Et pourtant tout avait bien mal commencé : « déguisée en buisson », avec tout le matériel de camouflage, ses premières tentatives de rencontre avec les messagers du ciel se soldent par de cuisants échecs. Sauf que ceux-ci, au lieu de la décourager, galvanisent au contraire son ardeur.
« Mes réussites proviennent de ce que j’ai raté, c’est là que j’ai le plus appris », avoue-t-elle dans un grand sourire. Et donc, « à force de ne rien voir passer », Justine potasse donc tout ce qu’elle peut et affine ses observations. « J’ai fini par savoir lesquels volettent, sautillent, ceux qui font leurs nids en hauteur, ceux qui aiment les buissons à fruits... »
« Ma vie d’avant était pour les autres. Ça me rassurait de les rassurer. Maintenant c’est : bienvenu moi ! »
Elle apprend - en autodicate comme toujours - les cris et les chants... « Comme ça, je savais lesquels seraient présents et comment il fallait que je me prépare ! Ça a aiguisé mes réflexes, m’appris à être fluide et à faire mes réglages. »

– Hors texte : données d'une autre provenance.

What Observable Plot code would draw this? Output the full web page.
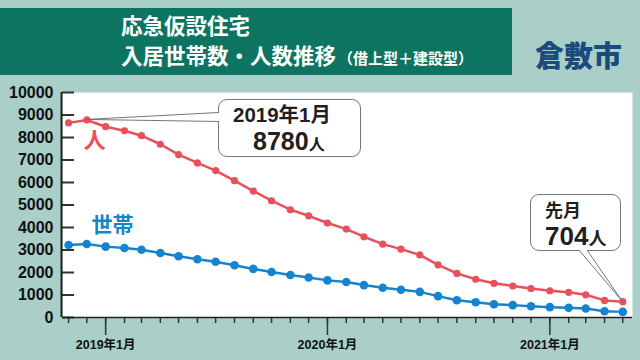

Car ses expéditions ont un but : la photographie de ces oiseaux sauvages. Puis, Justine passera des plumes aux poils et développe entre 2015 et 2019 - tout en ayant gardé ses activités disons, « classiques » - sa propre société de photographie professionnelle. Il faut dire qu’elle possède un modèle hors pair en la personne de Louxor, son chien berger blanc suisse, trouvé après huit ans de visites de tous les élevages de France.
« Il est mon reflet ! Je voulais un chien de cette race, je les trouvais mystérieux et fragiles. Et ce sont les seuls à rester aussi beaux de chiot à chien adulte ! » Et si en 2019 Justine raccroche, ce n’est pas faute de clients, bien au contraire, mais parce qu’elle n’arrive plus à suivre : « Je n’arrivais pas à dire non. C’est très compliqué ! Toujours ce besoin de faire plaisir... »
Créer de la beauté
L’histoire aurait pu s’arrêter là, mais son trentième anniversaire, et les mises en garde de son médecin sur son état de santé viennent lui rappeler que son destin, sur cette planète, n’est pas de mener une vie cadrée. En 2023, elle parvient enfin à quitter son employeur dans des conditions satisfaisantes.
Elle, qui ne dessinait plus depuis des mois, qui avait remisé l’appareil photo, retrouve le chemin de la créativité et surtout d’elle-même : « J’aime créer de la beauté, j’adore ça ! » Justine Stevenot photographie, mis en sommeil, devient Hellostevenot. Sous ce nom, la jeune femme propose plusieurs types de prestations : du graphisme, de l’illustration - elle a par exemple créé l’univers visuel de la blogueuse dijonnaise « Les carnets de Loubaska », travaille en ce moment pour la commune de Fontaine-lès-Dijon -...et de la photographie animalière qui lui ressemble : malicieuse, minutieuse et destinée non pas seulement à révéler la beauté de Médor, Minouche ou Bubulle, mais surtout leur vérité.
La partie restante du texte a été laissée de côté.